Racism pervades in all aspects of society— even in marginalized groups such as the LGBTQ+ community, and because of the new possibilities and the extensive reach that the internet now offers, its spread has increased at alarming rates.
Specifically, when people can hide behind the veil of anonymous online dating services, they tend to be more open about their racial “preferences” in partners. This partiality usually stems from racial stereotypes and harmful notions about white beauty standards. As a post on the National LGBTQ Task Force writes, “It is troubling to see racial hierarchies reified in online queer dating spaces because queer people should know better. Queerness does not give whites a pass to be openly racist.” These “racial hierarchies” are especially rampant on the Tinder copycat known as Grindr, a gay hook-up/dating app for men.
Grindr even acknowledges the problem with its new initiative called Kindr, an anti-discrimination update of the app’s community guidelines that are meant to address toxic behavior and bullying.
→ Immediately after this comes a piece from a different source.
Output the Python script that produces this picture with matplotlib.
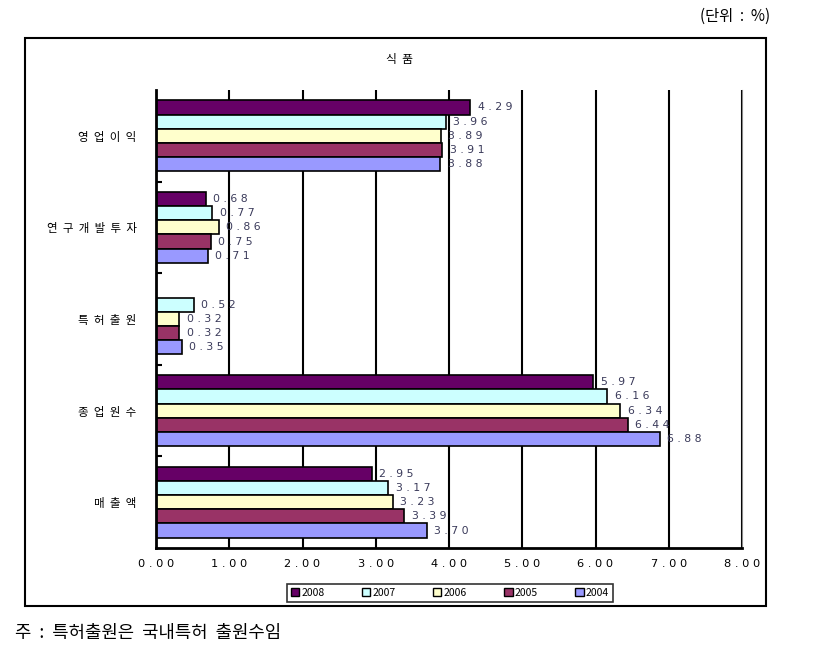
import numpy as np
import matplotlib.pyplot as plt
from matplotlib.patches import Rectangle, Patch

plt.rcParams['font.family'] = ['Noto Sans CJK KR', 'DejaVu Sans']

# data
categories = ['영업이익', '연구개발투자', '특허출원', '종업원수', '매출액']
years = ['2008', '2007', '2006', '2005', '2004']
v2008 = [4.29, 0.68, np.nan, 5.97, 2.95]
v2007 = [3.96, 0.77, 0.52, 6.16, 3.17]
v2006 = [3.89, 0.86, 0.32, 6.34, 3.23]
v2005 = [3.91, 0.75, 0.32, 6.44, 3.39]
v2004 = [3.88, 0.71, 0.35, 6.88, 3.70]
series = [v2008, v2007, v2006, v2005, v2004]
colors = ['#660066', '#CCFFFF', '#FFFFCC', '#993366', '#9999FF']


def spaced(s, sep=' '):
    return sep.join(s)


fig = plt.figure(figsize=(8.17, 6.52), dpi=100)
ax = fig.add_axes([156 / 817, 1 - 548 / 652, (742 - 156) / 817, (548 - 90) / 652])

h = 0.155
ypos = np.arange(len(categories))
for j, (vals, c) in enumerate(zip(series, colors)):
    y = ypos + (j - 2) * h
    ax.barh(y, vals, height=h, color=c, edgecolor='black', linewidth=1.2)
    for yi, v in zip(y, vals):
        if np.isnan(v):
            continue
        ax.text(v + 0.1, yi, spaced(f'{v:.2f}'), va='center', ha='left',
                fontsize=7.8, color='#3a3a5a', family='DejaVu Sans')

ax.set_xlim(0, 8)
ax.set_ylim(len(categories) - 0.5, -0.5)
ax.set_xticks(np.arange(0, 9))
ax.set_xticklabels([spaced(f'{x:.2f}') for x in np.arange(0, 9)], fontsize=8.2,
                   family='DejaVu Sans')
ax.set_yticks(ypos)
ax.set_yticklabels([spaced(c, '  ') for c in categories], fontsize=8.3)
ax.tick_params(axis='y', length=0, pad=14)
ax.set_yticks(np.arange(0.5, len(categories) - 0.5), minor=True)
ax.tick_params(axis='y', which='minor', direction='in', length=4, width=1.5)
ax.tick_params(axis='x', length=0, pad=8)
ax.xaxis.grid(True, color='black', linewidth=1.5)
ax.set_axisbelow(True)
ax.spines['top'].set_visible(False)
ax.spines['right'].set_color('#888888')
ax.spines['left'].set_linewidth(2)
ax.spines['bottom'].set_linewidth(2)

# title and notes
fig.text(400 / 817, 1 - 60 / 652, '식  품', ha='center', va='center', fontsize=8.5)
fig.text(770 / 817, 1 - 16 / 652, '(단위  :  %)', ha='right', va='center', fontsize=11)
fig.text(15 / 817, 1 - 633 / 652, '주  :  특허출원은  국내특허  출원수임', ha='left', va='center',
         fontsize=12.8)

# outer frame
fig.patches.append(Rectangle((25 / 817, 1 - 606 / 652), (766 - 25) / 817, (606 - 38) / 652,
                             transform=fig.transFigure, fill=False, edgecolor='black', linewidth=1.5))

# legend
handles = [Patch(facecolor=c, edgecolor='black', label=y) for y, c in zip(years, colors)]
leg = fig.legend(handles=handles, loc='center', bbox_to_anchor=(450 / 817, 1 - 593 / 652),
                 ncol=5, fontsize=7.5, frameon=True, fancybox=False, handlelength=0.8,
                 handleheight=0.8, handletextpad=0.2, columnspacing=3.6, borderpad=0.35)
leg.get_frame().set_edgecolor('black')
leg.get_frame().set_linewidth(1.2)

fig.savefig('out.png', dpi=100)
The zero-tolerance updated community guidelines include some common sense rules. The main aspects of them are respect,— both of peer users and of the law— safety, authenticity, and fun. Unlike the 50-some pages of regulations on Facebook, the Grindr guidelines are fortunately comprehensible for the average reader.
Alongside the community guidelines, on its site, Grindr showcases a five part Kindr video series. The videos serve as an introduction to different issues raised on the app such as racism, body shaming, transphobia, stigma surrounding HIV, and femme shaming, showing that Grindr has begun the long fight against such issues in a productive way.
There is also a new feature on the site that allows users to report offensive profiles. This is especially useful considering a currently trending tag on Tumblr dedicated entirely to the “Douchebags of Grindr.”
Because the app only launched its new initiative in mid-September, the changes are not immediately noticeable. The real question of its successful will be determined if users of color on the app notice a more inclusive environment. Regardless, Grindr’s proactiveness in fighting damaging issues in modern society can and should set a precedent in rising social media and dating apps. While the app mainly launched the initiative after accusations of racism, hopefully it will begin to create a more inclusive environment for those with different body types, HIV statuses, and gender presentations. If the Kindr initiative can indeed be successful, then hopefully, other dating apps will follow in its footsteps.